The slowdown will be most apparent in the investor heartland areas, including the western suburbs, which are expected to struggle to reach 3 per cent growth over the next 12 months. Already, these regions have seen auction clearance rates plummet in late 2015.
“First home buyers can breathe a sigh of relief as home prices stop outpacing them by thousands of dollars a month,” Dr Wilson said. “The strongest markets are likely to be the higher priced inner-city suburbs, which performed best in the second-half of 2015,” he said.
Properties in the city, east and lower north shore are tipped to be the best performers of 2016 with 5 per cent growth on the cards.
Robert Simeon director of Richardson & Wrench Mosman/Neutral Bay expects the traditional housing market to remain strong due to a lack of stock. In 2014, there were 105 homes on the market each week.

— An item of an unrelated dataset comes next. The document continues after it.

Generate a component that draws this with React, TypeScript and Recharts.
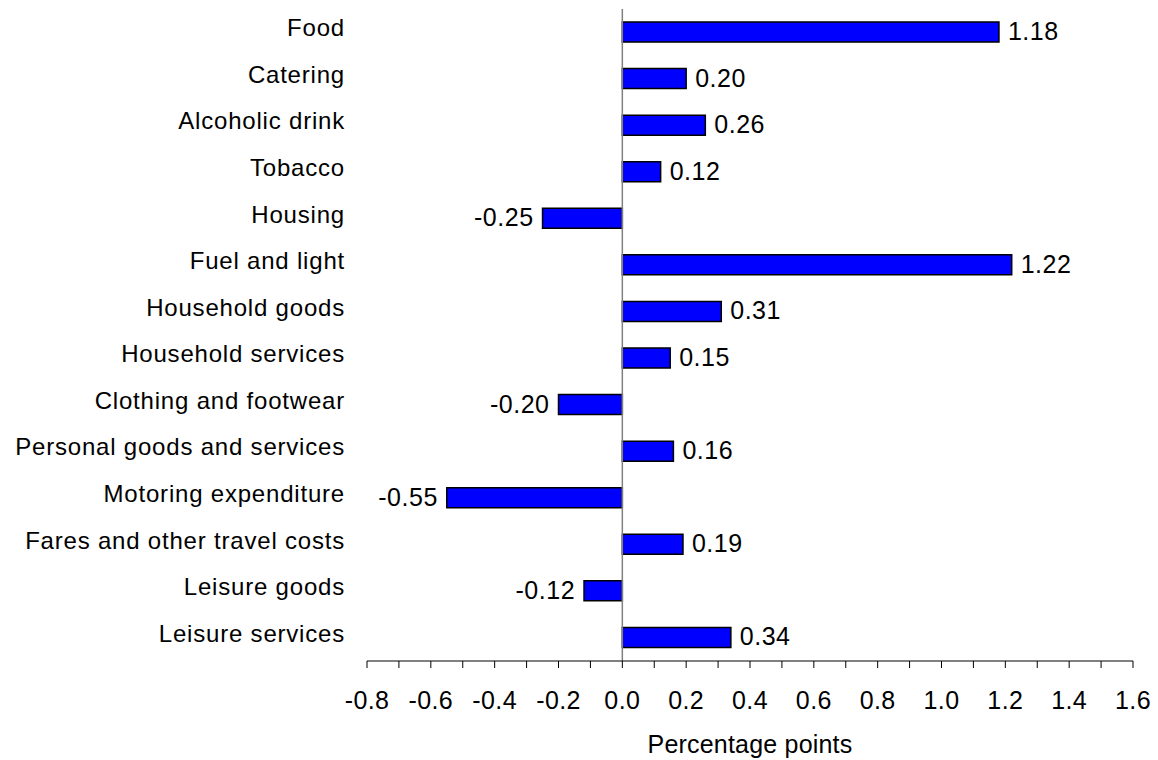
import React from 'react';
import { BarChart, Bar, XAxis, YAxis, ReferenceLine, LabelList } from 'recharts';

const categories = [
  'Food',
  'Catering',
  'Alcoholic drink',
  'Tobacco',
  'Housing',
  'Fuel and light',
  'Household goods',
  'Household services',
  'Clothing and footwear',
  'Personal goods and services',
  'Motoring expenditure',
  'Fares and other travel costs',
  'Leisure goods',
  'Leisure services',
];

const contributions = [1.18, 0.2, 0.26, 0.12, -0.25, 1.22, 0.31, 0.15, -0.2, 0.16, -0.55, 0.19, -0.12, 0.34];

const xTicks = [
  -0.8, -0.7, -0.6, -0.5, -0.4, -0.3, -0.2, -0.1, 0, 0.1, 0.2, 0.3, 0.4, 0.5, 0.6, 0.7, 0.8, 0.9, 1.0, 1.1, 1.2,
  1.3, 1.4, 1.5, 1.6,
];

const FONT = '"Liberation Sans", Arial, sans-serif';

const chartData = categories.map((name, i) => ({ name, value: contributions[i] }));

const CategoryTick = ({ x, y, payload }: any) => (
  <text x={x} y={y + 4} textAnchor="end" fontSize={24} letterSpacing={0.8} fontFamily={FONT} fill="#000">
    {payload.value}
  </text>
);

const ValueLabel = ({ x, y, width, height, value }: any) => {
  const left = Math.min(x, x + width);
  const right = Math.max(x, x + width);
  const pos = value >= 0;
  return (
    <text
      x={pos ? right + 9 : left - 9}
      y={y + height / 2 + 8}
      textAnchor={pos ? 'start' : 'end'}
      fontSize={25}
      letterSpacing={0.5}
      fontFamily={FONT}
      fill="#000"
    >
      {value.toFixed(2)}
    </text>
  );
};

const formatTick = (v: number) => (Math.round(v * 10) % 2 === 0 ? v.toFixed(1) : '');

export default function App() {
  return (
    <div style={{ position: 'absolute', left: 0, top: 0, width: 1158, height: 760, background: '#fff' }}>
      <BarChart
        width={1158}
        height={760}
        data={chartData}
        layout="vertical"
        margin={{ top: 9, right: 25, left: 0, bottom: 0 }}
        barSize={20}
      >
        <XAxis
          type="number"
          domain={[-0.8, 1.6]}
          ticks={xTicks}
          interval={0}
          tickFormatter={formatTick}
          stroke="#000"
          tickSize={7}
          tickMargin={23}
          height={99}
          tick={{ fill: '#000', fontSize: 25, fontFamily: FONT, letterSpacing: 0.4 }}
          label={{
            value: 'Percentage points',
            position: 'insideBottom',
            offset: 7,
            fill: '#000',
            fontSize: 25,
            fontFamily: FONT,
            letterSpacing: 0.2,
          }}
        />
        <YAxis
          type="category"
          dataKey="name"
          width={367}
          axisLine={false}
          tickLine={false}
          tickSize={0}
          tickMargin={22}
          interval={0}
          tick={<CategoryTick />}
        />
        <ReferenceLine x={0} stroke="#808080" strokeWidth={1.5} />
        <Bar dataKey="value" fill="#0000FF" stroke="#000" strokeWidth={1.5} isAnimationActive={false}>
          <LabelList dataKey="value" content={<ValueLabel />} />
        </Bar>
      </BarChart>
    </div>
  );
}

“If we look at the traditional Mosman housing market in 2015 a glaring observation was a lack of stock where the weekly average was just 75 houses on the market each week,” Mr Simeon said. “It would not surprise me to see the weekly average in 2015 drop further in 2016, which means that prices will hold values up although there won’t be a boom,” he said.
Looking towards the eastern suburbs, 1st City principal Brad Caldwell-Eyles said he had already seen the clearance rates falling off, particularly when the banks decided to raise owner-occupier home loan rates.
“This had an immediate effect on regions that are more rate sensitive,” Mr Caldwell-Eyles said. “The eastern suburbs and other affluent areas are less prone to rate shock; however there was still a change in mood,” he said. As Sydney buyers become less speculative, he expects the eastern suburbs to remain strong as desirable, blue chip property. “It is safe, limited in supply, aspirational and always seems to have a buyer market,” he said.
Suburbs with numerous apartment buildings might see some stress, including some areas in the CBD, warned chief executive of Starr Partners, Douglas Driscoll. “As the investor boom is well and truly over, those properties are going to be far more difficult to sell heading into 2016,” Mr Driscoll said. ”The west, which constitutes the vast majority of the Sydney market, was being partially underpinned by the investment boom in recent times, so I certainly believe places like the lower north shore will do well because it is less susceptive to this kind of investment as it is more of a family-centric market, much like a majority of the east,” he said. “Now that the investor market has tailed off, I anticipate we will soon return to more normalised market conditions,” he said.